| Data excerpt |
>> Start
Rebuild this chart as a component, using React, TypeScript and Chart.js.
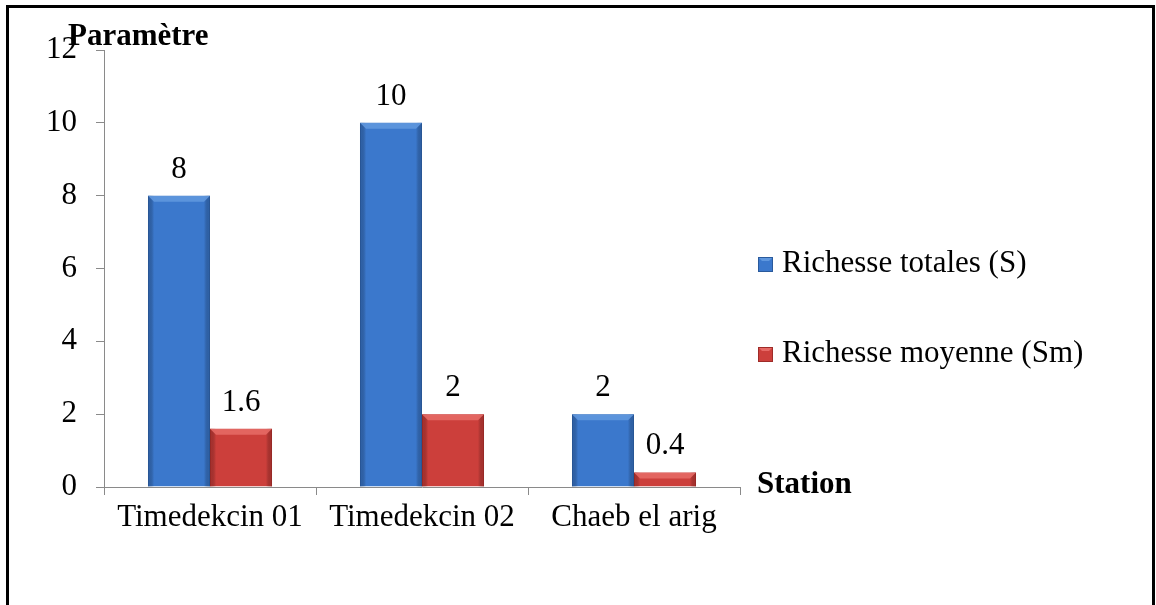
import React, { useEffect, useRef } from "react";
import { Chart, registerables } from "chart.js";

Chart.register(...registerables);

const categories = ["Timedekcin 01", "Timedekcin 02", "Chaeb el arig"];
const richesseTotale = [8, 10, 2];
const richesseMoyenne = [1.6, 2, 0.4];
const seriesLabels = ["Richesse totales (S)", "Richesse moyenne (Sm)"];
const yTitle = "Paramètre";
const xTitle = "Station";

const FONT = "'Liberation Serif', 'Times New Roman', serif";
const FS = 31;

const BLUE = "#3b78cc";
const BLUE_DARK = "#2a5a9c";
const BLUE_LIGHT = "#5f97de";
const RED = "#cc3f3b";
const RED_DARK = "#9e2b28";
const RED_LIGHT = "#e66965";

const bevelPlugin = {
  id: "bevel",
  afterDatasetsDraw(chart: any) {
    const ctx = chart.ctx;
    const shades = [
      { dark: BLUE_DARK, light: BLUE_LIGHT },
      { dark: RED_DARK, light: RED_LIGHT },
    ];
    chart.data.datasets.forEach((ds: any, di: number) => {
      const meta = chart.getDatasetMeta(di);
      meta.data.forEach((bar: any) => {
        const { x, y, base, width } = bar.getProps(["x", "y", "base", "width"], true);
        const l = x - width / 2;
        const r = x + width / 2;
        const h = base - y;
        const b = Math.min(6, h / 2);
        ctx.save();
        // left edge
        let g = ctx.createLinearGradient(l, 0, l + b, 0);
        g.addColorStop(0, shades[di].dark);
        g.addColorStop(1, "rgba(0,0,0,0)");
        ctx.fillStyle = g;
        ctx.globalAlpha = 0.6;
        ctx.fillRect(l, y, b, h);
        // right edge
        g = ctx.createLinearGradient(r - b, 0, r, 0);
        g.addColorStop(0, "rgba(0,0,0,0)");
        g.addColorStop(1, shades[di].dark);
        ctx.fillStyle = g;
        ctx.fillRect(r - b, y, b, h);
        // top bevel
        ctx.globalAlpha = 0.9;
        ctx.beginPath();
        ctx.moveTo(l, y);
        ctx.lineTo(r, y);
        ctx.lineTo(r - b, y + b);
        ctx.lineTo(l + b, y + b);
        ctx.closePath();
        ctx.fillStyle = shades[di].light;
        ctx.fill();
        ctx.restore();
      });
    });
  },
};

const labelsPlugin = {
  id: "valueLabels",
  afterDatasetsDraw(chart: any) {
    const ctx = chart.ctx;
    ctx.save();
    ctx.font = `${FS}px ${FONT}`;
    ctx.fillStyle = "#000";
    ctx.textAlign = "center";
    ctx.textBaseline = "alphabetic";
    chart.data.datasets.forEach((ds: any, di: number) => {
      const meta = chart.getDatasetMeta(di);
      meta.data.forEach((bar: any, i: number) => {
        ctx.fillText(String(ds.data[i]), bar.x, bar.y - 18);
      });
    });
    ctx.restore();
  },
};

const annotationsPlugin = {
  id: "annotations",
  afterDraw(chart: any) {
    const ctx = chart.ctx;
    ctx.save();
    ctx.fillStyle = "#000";
    ctx.textBaseline = "alphabetic";
    ctx.textAlign = "left";
    ctx.font = `bold ${FS}px ${FONT}`;
    ctx.fillText(yTitle, 68, 45);
    ctx.fillText(xTitle, 757, 493);
    // legend
    ctx.font = `${FS}px ${FONT}`;
    const baselines = [272, 362];
    chart.data.datasets.forEach((ds: any, di: number) => {
      const bl = baselines[di];
      const x0 = 758;
      const s = 15;
      const col = di === 0 ? [BLUE, BLUE_DARK, BLUE_LIGHT] : [RED, RED_DARK, RED_LIGHT];
      ctx.fillStyle = col[0];
      ctx.fillRect(x0, bl - s, s, s);
      ctx.fillStyle = col[2];
      ctx.beginPath();
      ctx.moveTo(x0, bl - s);
      ctx.lineTo(x0 + s, bl - s);
      ctx.lineTo(x0 + s - 4, bl - s + 4);
      ctx.lineTo(x0 + 4, bl - s + 4);
      ctx.closePath();
      ctx.fill();
      ctx.strokeStyle = col[1];
      ctx.lineWidth = 1;
      ctx.strokeRect(x0 + 0.5, bl - s + 0.5, s - 1, s - 1);
      ctx.fillStyle = "#000";
      ctx.fillText(ds.label, 782, bl);
    });
    ctx.restore();
  },
};

export default function App() {
  const canvasRef = useRef<HTMLCanvasElement | null>(null);

  useEffect(() => {
    document.body.style.margin = "0";
    const canvas = canvasRef.current;
    if (!canvas) return;
    const chart = new Chart(canvas, {
      type: "bar",
      data: {
        labels: categories,
        datasets: [
          {
            label: seriesLabels[0],
            data: richesseTotale,
            backgroundColor: BLUE,
            borderColor: BLUE_DARK,
            borderWidth: 1,
            categoryPercentage: 0.585,
            barPercentage: 1,
          },
          {
            label: seriesLabels[1],
            data: richesseMoyenne,
            backgroundColor: RED,
            borderColor: RED_DARK,
            borderWidth: 1,
            categoryPercentage: 0.585,
            barPercentage: 1,
          },
        ],
      },
      options: {
        animation: false,
        responsive: false,
        maintainAspectRatio: false,
        devicePixelRatio: 1,
        layout: { padding: { left: 0, top: 50, right: 416, bottom: 0 } },
        plugins: {
          legend: { display: false },
          tooltip: { enabled: false },
        },
        scales: {
          x: {
            grid: {
              offset: true,
              drawOnChartArea: false,
              drawTicks: true,
              tickLength: 8,
              color: "#8a8a8a",
            },
            border: { color: "#8a8a8a", width: 1 },
            ticks: {
              color: "#000",
              font: { family: FONT, size: FS },
              padding: 4,
              maxRotation: 0,
              autoSkip: false,
            },
            afterFit(scale: any) {
              scale.height = 118;
            },
          },
          y: {
            min: 0,
            max: 12,
            ticks: {
              stepSize: 2,
              color: "#000",
              font: { family: FONT, size: FS },
              padding: 19,
            },
            grid: {
              drawOnChartArea: false,
              drawTicks: true,
              tickLength: 8,
              color: "#8a8a8a",
            },
            border: { color: "#8a8a8a", width: 1 },
            afterFit(scale: any) {
              scale.width = 104;
            },
          },
        },
      },
      plugins: [bevelPlugin, labelsPlugin, annotationsPlugin],
    } as any);
    return () => chart.destroy();
  }, []);

  return (
    <div style={{ position: "relative", width: 1156, height: 605, overflow: "hidden", background: "#fff" }}>
      <canvas ref={canvasRef} width={1156} height={605} style={{ position: "absolute", left: 0, top: 0, width: 1156, height: 605 }} />
      <div
        style={{
          position: "absolute",
          left: 6,
          top: 5,
          width: 1155 - 6 - 6,
          height: 700,
          borderLeft: "3px solid #000",
          borderTop: "3px solid #000",
          borderRight: "3px solid #000",
          pointerEvents: "none",
        }}
      />
    </div>
  );
}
>> End
| Directions for this task |
Your task is to return the lines above, from the first one up to and including the line containing "const FS = 31;", minus any pictures.

| Written answer |
Rebuild this chart as a component, using React, TypeScript and Chart.js.
import React, { useEffect, useRef } from "react";
import { Chart, registerables } from "chart.js";

Chart.register(...registerables);

const categories = ["Timedekcin 01", "Timedekcin 02", "Chaeb el arig"];
const richesseTotale = [8, 10, 2];
const richesseMoyenne = [1.6, 2, 0.4];
const seriesLabels = ["Richesse totales (S)", "Richesse moyenne (Sm)"];
const yTitle = "Paramètre";
const xTitle = "Station";

const FONT = "'Liberation Serif', 'Times New Roman', serif";
const FS = 31;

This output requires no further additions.